Lecture 4 - Geometric Deep Learning: Part 1

约 562 个字预计阅读时间 2 分钟

Speaker: Dr. Elena Gal

Deep Learning

Setup

A set of observations or samples \(\mathcal{D} = \{(x_{i}, y_{i})\}^{N}_{i = 1}\) is drawn as independent and identically distributed (i.i.d.) random variables from a distribution \(P\) over \(\mathcal{X} \times \mathcal{Y}\).

The coordinates of \(x \in \mathcal{X} = \mathbb{R}^{d}\) are referred to as features, while the elements of \(y\) are termed labels.

We posit the existence of a function \(f\) such that \(y_{i} = f(x_{i})\).

Goal

Approximate \(f\) by functions from class \(\mathcal{F} = \{ f_{\theta \in \Theta} \}\).

Deep Neural Network - Multilayer Perceptrons

Multilayer Perceptrons are the simplest example of Deep Neural Networks.

Each layer consists of \(z = \theta^{T}x\) and a non-linear activation function \(\sigma(z)\).

\(\theta \in \Theta\) are network parameters or weights.

\(\mathcal{R}(\tilde{f}) := \text{E}_{P} L (\tilde{f}(x), f(x))\).

\(L\) is a loss function.

For example, \(L(y, y') = \frac{1}{2}|y - y'|^{2}\).

Deep Neural Network - Convolutional Neural Networks

CNN is another architecture for Deep Neural Networks. CNN uses shared kernels. A small window slides over the image, and element-wise multiplication is performed between the kernel and the input, followed by taking \(\sum\).

CNN architecture facilitates shift-invariant classification (It does not matter where the object is in the image!).

A graph is an object consisting of vertices and edges.

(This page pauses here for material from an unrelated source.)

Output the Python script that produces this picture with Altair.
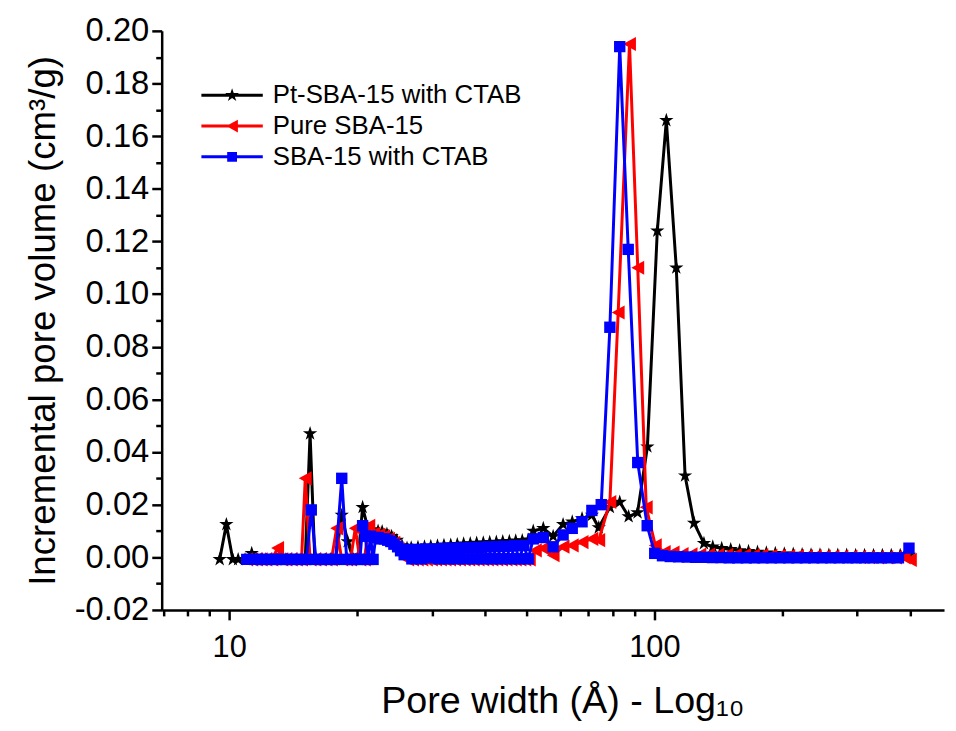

Features are neighbours of each node.

Typical tasks are graph classification, node classification, link prediction, etc.

Graph Neural Networks (GNNs) facilitate permutation-invariant classification (Ordering of the neighbours is not important).

Transformers, Attention, and Large Language Models

An architecture designed to process a connected set of units - e.g., the words in a sentence. The interaction between units is captured through the attention mechanism.

LLMs such as ChatGPT and DeepSeek are based on Transformer architecture.

The underlying mathematical concepts are those of a set and inner product.

Curse of Dimensionality

Modern Machine Learning datasets often contain hundreds of features, i.e., \(\mathbb{R}^{d}\) is a high-dimensional vector space.

Curse of dimensionality is a mathematical phenomenon that postulates that the number of samples needed to estimate a function \(f: \mathbb{R}^{d} \rightarrow \mathbb{R}\) grows exponentially with the dimension \(d\).

Mathematical Intuition

\(d(v, w) := \sqrt{\sum_{i=1}^{n}(v_{i} - w_{i})^{2}}\)

For distinct vectors \(v, w\), distance increases with the number of dimensions since each dimension adds a non-negative term to the sum. To maintain the same density, we need exponentially more observations as the dimension increases.

Consider a hypersphere of radius \(1\), \(S_{n}\), inside a 1-hypercube \(C_{n}\). As the dimension \(n \rightarrow \infty\) we have

\[\frac{V(S_{n})}{V(C_{n})} = \frac{V(S_{n})}{1} = \frac{\pi^{\frac{n}{2}}}{2^{n} \Gamma(\frac{n}{2} + 1)} \rightarrow 0\]

As the dimension increases, most of the data points are concentrated in the corners of the cube, far from the mean and from each other.

Geometric Priors, Symmetry, and Scale Separation

The curse of dimensionality implies that learning from generic high-dimensional data is impossible. Therefore, Deep Learning succeeds in applications by approximating specific classes of functions rather than generic ones.

The classes of functions considered in deep learning applications obey laws of geometry and symmetry. These same symmetries inform the design of popular deep learning architectures.